▶ **EXERCISE AIM**: Everything from the first line of the data below through the line that contains "import numpy as np" should be written out exactly, please, and nothing more; the pictures stay out.
* Begin STORED DATA *
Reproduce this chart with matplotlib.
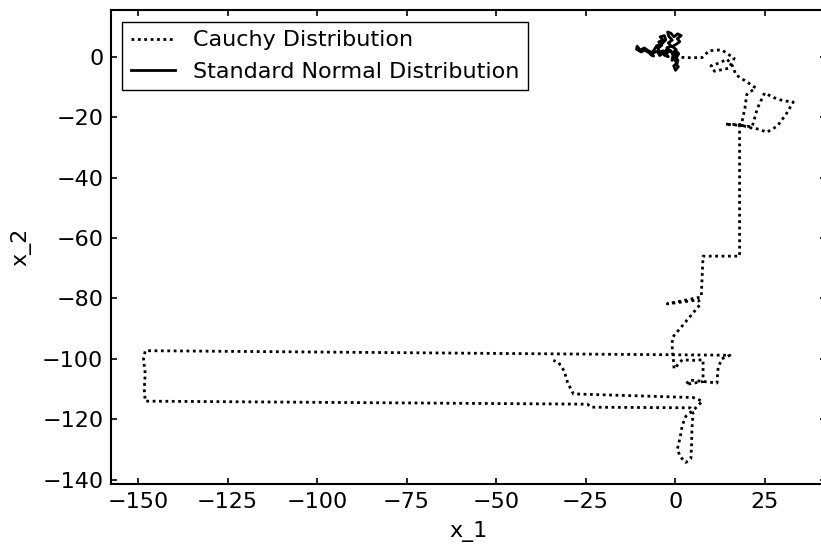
import matplotlib
matplotlib.use("Agg")
import matplotlib.pyplot as plt
import numpy as np

# Cauchy random walk, vertices
cauchy_x = [0, 3.0, 7.5, 9.5, 13.0, 16.5, 15.0, 11.0, 10.0, 12.5, 14.5, 16.0,
            17.0, 20.0, 22.5, 20.0, 19.5, 18.5, 14.0, 19.0, 21.5, 23.0, 25.0,
            27.5, 30.0, 33.0, 31.0, 28.5, 25.6, 23.5, 21.0, 18.0,
            18.0, 7.8, 7.3, -2.2, 6.5, 7.0, -0.8, -0.8, -0.5, -0.3, 2.0, 5.0,
            7.8, 7.8, 3.0, 4.0, 11.7, 12.0, 13.0, 15.3,
            -148.0, -148.5, -148.0, -148.3, -148.0,
            -24.5, -23.5, 4.2, 5.0, 4.7, 4.6, 4.4, 3.0, 1.5, 0.6, 1.4, 2.0,
            3.0, 5.5, 7.6, 5.0, -28.4, -30.0, -31.0, -32.5, -34.0]
cauchy_y = [0, -0.3, -0.3, 2.0, 2.3, -0.5, -3.8, -4.8, -3.0, -2.0, -0.8, -3.0,
            -6.0, -8.3, -10.3, -12.5, -17.0, -22.5, -22.3, -22.8, -23.2, -17.0,
            -12.0, -13.5, -14.5, -15.0, -19.0, -23.0, -25.0, -24.0, -23.5,
            -22.5, -66.0, -66.0, -79.5, -81.8, -80.5, -82.0, -93.0, -97.3,
            -100.0, -103.3, -100.3, -100.5, -100.3, -107.5, -108.5, -107.0,
            -108.0, -103.0, -100.0, -98.8,
            -97.3, -100.0, -105.0, -110.0, -114.0,
            -115.0, -116.0, -116.2, -118.0, -123.0, -128.0, -133.0, -134.3,
            -132.5, -130.0, -126.0, -122.0, -119.0, -116.5, -114.0, -112.8,
            -111.6, -108.0, -104.0, -101.3, -100.5]

# Standard normal random walk
normal_x = [0, 0.8, 0.2, 0.9, 0.1, -0.4, 0.6, -0.2, 0.5, -0.6, 0.3, -0.8, 0.4,
            1.3, 0.6, 1.7, 0.7, -0.3, -1.2, -2.1, -1.8, -0.8, -1.9, -1.1, -2.3,
            -1.5, -2.6, -1.9, -3.0, -3.4, -4.3, -4.8, -3.7, -4.6, -3.4, -4.2,
            -3.0, -2.6, -3.6, -5.2, -5.8, -6.9, -6.0, -7.4, -8.5, -9.5, -10.8,
            -10.6, -9.8, -8.6, -7.5, -6.2, -5.0, -4.3, -3.1, -2.3, -1.2, -0.6,
            -0.9, 0.3, 1.0, 0.2]
normal_y = [0, -1.2, -2.5, -3.3, -4.5, -3.0, -2.2, -1.0, 0.6, 1.4, 2.4, 3.4,
            4.2, 5.0, 6.0, 7.0, 7.6, 6.6, 7.8, 8.2, 6.8, 5.5, 4.6, 3.5, 3.0,
            1.8, 1.2, 0.0, 0.5, 2.0, 1.5, 2.8, 3.8, 4.9, 5.6, 6.6, 7.0, 5.6,
            4.4, 3.6, 2.4, 0.8, 0.2, 1.4, 2.2, 1.6, 2.5, 3.5, 2.2, 2.9, 2.0,
            1.2, 1.8, 0.4, 1.4, 2.5, 2.0, 0.5, -1.2, -0.4, 1.0, 2.0]

plt.rcParams['font.size'] = 16

fig = plt.figure(figsize=(8.21, 5.5), dpi=100)
ax = fig.add_axes([0.1352, 0.12, 0.8706, 0.861])

ax.plot(cauchy_x, cauchy_y, color='k', lw=2, dashes=(1, 1.3),
        label='Cauchy Distribution')
ax.plot(normal_x, normal_y, '-', color='k', lw=2, label='Standard Normal Distribution')

ax.set_xlabel('x_1', labelpad=7)
ax.set_ylabel('x_2', labelpad=8)
ax.tick_params(direction='in', top=True, right=True, length=4.5, width=1.2, pad=5.5)
for s in ax.spines.values():
    s.set_linewidth(1.5)

leg = ax.legend(loc='upper left', fancybox=False, edgecolor='k', framealpha=1)
leg.get_frame().set_linewidth(1.0)

fig.savefig('out.png', dpi=100)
* End STORED DATA *
▶ **IN RESPONSE**:
Reproduce this chart with matplotlib.
import matplotlib
matplotlib.use("Agg")
import matplotlib.pyplot as plt
import numpy as np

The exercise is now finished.